After a strong first-quarter performance, management’s guidance for 2024 has been upgraded. The projected full-year revenue is now anticipated to fall between $810 million and $860 million, increasing the midpoint estimate to $835 million, a $35 million raise from the initial guidance. Likewise, the full-year EBITDA prediction has also increased between $50 million and $60 million, raising the midpoint to $55 million, a $15 million and 38% increase compared to the initial guidance.
What is the Price Target for RSI Stock?
Rush Street Interactive is rated a Strong Buy based on nine Wall Street analysts’ recommendations and price targets over the past three months. The average price target for RSI stock is $8.25, which represents a -0.84% change from the current levels.
Analysts following the company have been mostly bullish on the stock. Craig-Hallum analyst Ryan Sigdahl recently raised the price target on the stock to $10 from $8 while keeping a Buy rating on the shares. He notes Rush Street is executing well, showing growth, cost discipline, and meaningful profitability improvements.

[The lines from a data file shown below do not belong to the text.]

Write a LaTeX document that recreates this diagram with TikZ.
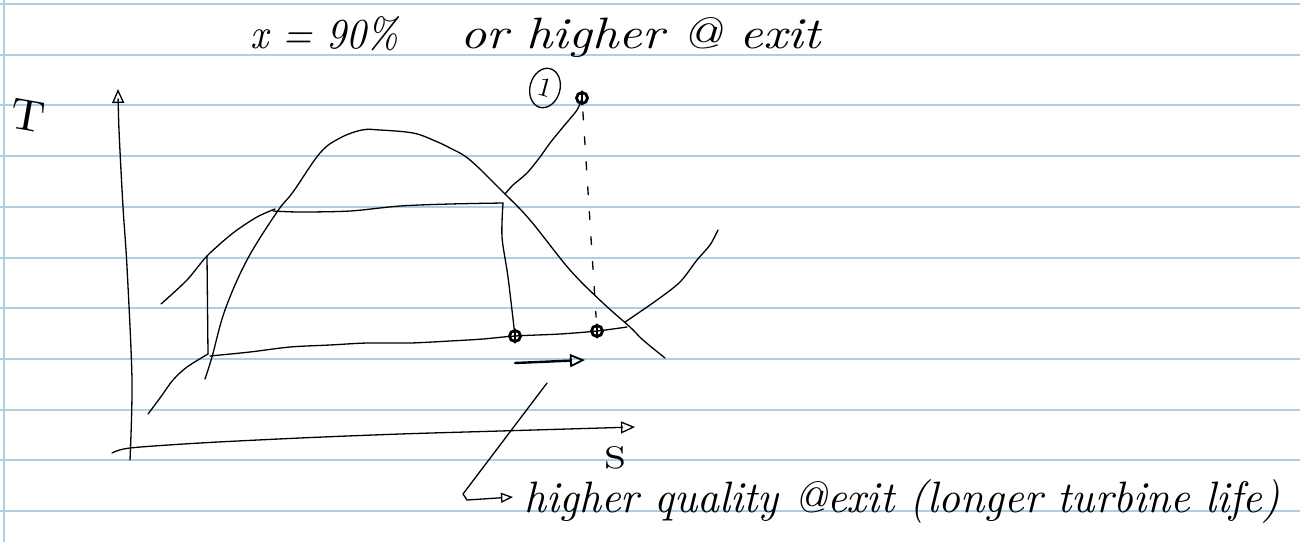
\documentclass[tikz,border=0pt]{standalone}
\usepackage{graphicx}
\usetikzlibrary{arrows.meta,shapes.geometric}
\definecolor{paperline}{HTML}{AFCFE0}
\tikzset{
  ink/.style={line width=1.3pt, line cap=round, line join=round, black},
  paper/.style={paperline, line width=2pt},
  opentip/.style={-{Triangle[open,length=14pt,width=12pt,line width=1.3pt]}},
  statedot/.style={circle, draw, line width=2.8pt, inner sep=0pt, minimum size=11pt},
  hand/.style={inner sep=0pt, font=\itshape},
}
\begin{document}
\begin{tikzpicture}[x=1pt,y=-1pt]
\useasboundingbox (0,0) rectangle (1300,542);
\fill[white] (0,0) rectangle (1300,542);
% ruled paper
\foreach \k in {0,...,10} \draw[paper] (0,{4+50.7*\k}) -- (1300,{4+50.7*\k});
\draw[paper] (4,0) -- (4,542);

% texts
\node[hand, anchor=base west] (xq) at (250,48) {\resizebox{148pt}{32pt}{x = 90\%}};
\node[hand, anchor=base west] (orhigher) at (460,48) {\resizebox{360pt}{31pt}{or higher @ exit}};
\node[hand, anchor=base west] (quality) at (524,512) {\resizebox{756pt}{33pt}{higher quality @exit (longer turbine life)}};
\node[hand, rotate=-10] (Tlab) at (28,116) {\resizebox{34pt}{30pt}{\upshape T}};
\node[hand] (Slab) at (615,458) {\resizebox{22pt}{22pt}{\upshape S}};
\node[draw, ellipse, line width=1.3pt, minimum width=30pt, minimum height=40pt, inner sep=0pt, rotate=-15] (one) at (545,88) {\resizebox{!}{18pt}{\normalfont 1}};

% axes
\coordinate (Tbot) at (130,460);
\coordinate (Ttop) at (118,89);
\coordinate (Sleft) at (112,453);
\coordinate (Sright) at (635,427);
\draw[ink, opentip] plot[smooth] coordinates {(Tbot) (132,380) (127,267) (123,207) (119,130) (Ttop)};
\draw[ink, opentip] plot[smooth] coordinates {(Sleft) (130,448) (200,443) (300,438) (400,434) (500,431) (Sright)};

% saturation dome
\draw[ink] plot[smooth, tension=0.6] coordinates {(205,379) (212,357) (225,310) (247,260) (277,212) (293,192) (320,153) (340,138) (362,130) (380,130) (413,133) (433,140) (450,148) (470,160) (503,192) (530,220) (570,270) (603,303) (630,327) (643,340) (665,358)};

% state points
\node[statedot] (p1) at (582,98) {};
\node[statedot] (p2) at (515,336) {};
\node[statedot] (p2s) at (597,331) {};
\foreach \p in {p1,p2,p2s} \draw[ink] (\p.north) -- (\p.south);
\coordinate (p3) at (208,354);
\coordinate (p4) at (207,256);
\coordinate (p5) at (503,203);

% high pressure line
\draw[ink] plot[smooth] coordinates {(161,304) (187,280) (p4) (233,233) (257,217) (275,209)};
\draw[ink] plot[smooth] coordinates {(273,211) (300,212) (350,211) (400,206) (450,204) (p5)};
\draw[ink] plot[smooth] coordinates {(505,194) (513,185) (527,173) (540,157) (550,143) (563,127) (577,110) (p1)};
% turbine (actual)
\draw[ink] plot[smooth] coordinates {(p5) (502,237) (508,277) (p2)};
% turbine (isentropic, dashed)
\draw[ink, dash pattern=on 8pt off 17pt, shorten <=7pt, shorten >=7pt] (p1) -- (p2s);
% pump
\draw[ink] (p3) -- (p4);
% low pressure line
\draw[ink] plot[smooth] coordinates {(148,414) (160,398) (173,380) (187,367) (p3)};
\draw[ink] plot[smooth] coordinates {(210,356) (250,352) (290,347) (330,345) (367,343) (410,343) (450,341) (483,339) (p2) (560,334) (p2s) (627,327)};
\draw[ink] plot[smooth] coordinates {(625,322) (631,318) (657,300) (680,282) (697,260) (710,245) (718,230)};

% small arrow
\coordinate (sa1) at (515,363);
\coordinate (sa2) at (585,360);
\draw[ink, line width=2.4pt, -{Triangle[open,length=15pt,width=13pt,line width=1.8pt]}] (sa1) -- (sa2);

% callout
\coordinate (c1) at (547,383);
\coordinate (c2) at (463,494);
\coordinate (c3) at (513,497);
\draw[ink, -{Triangle[open,length=12pt,width=10pt,line width=1.3pt]}] (c1) -- (c2) -- (467,500) -- (c3);
\end{tikzpicture}
\end{document}
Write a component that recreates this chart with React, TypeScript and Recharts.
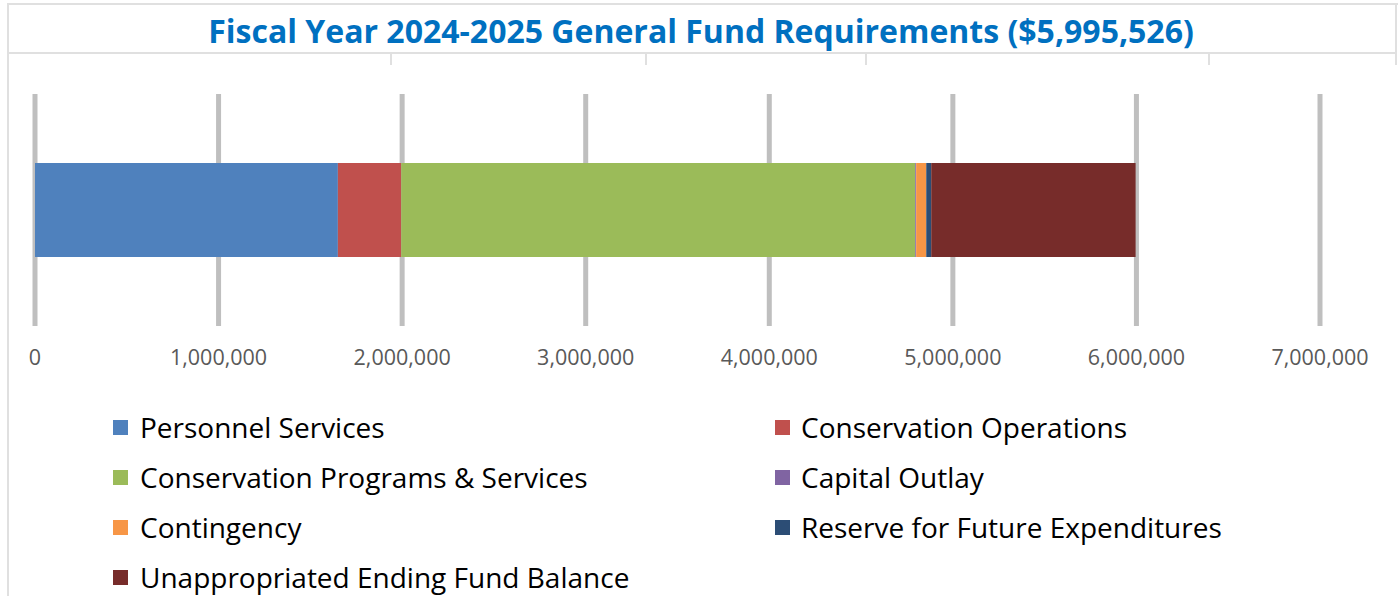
import React from 'react';
import { BarChart, Bar, XAxis, YAxis, CartesianGrid } from 'recharts';

const TITLE = 'Fiscal Year 2024-2025 General Fund Requirements ($5,995,526)';
const categories = ['FY 2024-2025'];
const seriesNames = [
  'Personnel Services',
  'Conservation Operations',
  'Conservation Programs & Services',
  'Capital Outlay',
  'Contingency',
  'Reserve for Future Expenditures',
  'Unappropriated Ending Fund Balance',
];
const seriesValues = [1650000, 345000, 2800000, 5000, 55000, 27000, 1113526];
const seriesColors = ['#4f81bd', '#c0504d', '#9bbb59', '#8064a2', '#f79646', '#2c4d75', '#772c2a'];
const xTicks = [0, 1000000, 2000000, 3000000, 4000000, 5000000, 6000000, 7000000];

const FONT = '"Open Sans", Calibri, sans-serif';
const BORDER = '#e0e0e0';

const data = categories.map((name) => {
  const row: Record<string, string | number> = { name };
  seriesNames.forEach((s, i) => {
    row[s] = seriesValues[i];
  });
  return row;
});

function Line({ x, y, w, h }: { x: number; y: number; w: number; h: number }) {
  return <div style={{ position: 'absolute', left: x, top: y, width: w, height: h, background: BORDER }} />;
}

export default function App() {
  return (
    <div style={{ position: 'relative', width: 1398, height: 596, background: '#fff', overflow: 'hidden' }}>
      <style>{'body{margin:0}'}</style>
      {/* table cell borders around the chart */}
      <Line x={7} y={3} w={1391} h={2} />
      <Line x={7} y={3} w={2} h={593} />
      <Line x={7} y={52} w={1389} h={2} />
      <Line x={1395} y={3} w={2} h={62} />
      {[390, 645, 865, 1208].map((x) => (
        <Line key={x} x={x} y={53} w={2} h={12} />
      ))}
      <div
        style={{
          position: 'absolute',
          left: 0,
          top: 9,
          width: 1402,
          textAlign: 'center',
          fontFamily: FONT,
          fontWeight: 700,
          fontSize: 32,
          color: '#0070c0',
          lineHeight: '44px',
        }}
      >
        {TITLE}
      </div>
      <div style={{ position: 'absolute', left: 0, top: 0 }}>
        <BarChart
          width={1398}
          height={596}
          data={data}
          layout="vertical"
          margin={{ top: 94, right: 78, left: 35, bottom: 230 }}
        >
          <CartesianGrid horizontal={false} stroke="#bfbfbf" strokeWidth={5} />
          <XAxis
            type="number"
            domain={[0, 7000000]}
            ticks={xTicks}
            axisLine={false}
            tickLine={false}
            tickSize={0}
            tickMargin={24}
            height={40}
            interval={0}
            tickFormatter={(v: number) => v.toLocaleString('en-US')}
            tick={{ fill: '#595959', fontSize: 21.5, fontFamily: FONT }}
          />
          <YAxis type="category" dataKey="name" hide />
          {seriesNames.map((s, i) => (
            <Bar key={s} dataKey={s} stackId="a" fill={seriesColors[i]} barSize={94} isAnimationActive={false} />
          ))}
        </BarChart>
      </div>
      {/* legend */}
      {seriesNames.map((s, i) => {
        const col = i % 2;
        const row = Math.floor(i / 2);
        const left = col === 0 ? 113 : 775;
        const top = 427 + row * 50;
        return (
          <div
            key={s}
            style={{
              position: 'absolute',
              left,
              top: top - 20,
              height: 40,
              display: 'flex',
              alignItems: 'center',
              fontFamily: FONT,
              fontSize: 28,
              color: '#000',
              whiteSpace: 'nowrap',
            }}
          >
            <span
              style={{
                display: 'inline-block',
                width: 15,
                height: 15,
                background: seriesColors[i],
                marginRight: col === 0 ? 12 : 11,
              }}
            />
            {s}
          </div>
        );
      })}
    </div>
  );
}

Meanwhile, the stock has been trending up, climbing by over 158% in the past year. It trades at the high end of its 52-week price range of $2.85-$8.38 and continues to show upward price momentum, trading above the 20-day (6.51) and 50-day (6.10) moving averages.
Final Thoughts on RSI Stock
In closing, Rush Street Interactive is well-positioned to capture market share in an expanding market and continue to enhance its revenue growth. The shares have been bought on rumors of a potential acquisition, driving the stock to a rich valuation. Long-term investors may want to let the dust settle and revisit this growth opportunity after gaining clarity on the rumors of the company’s sale.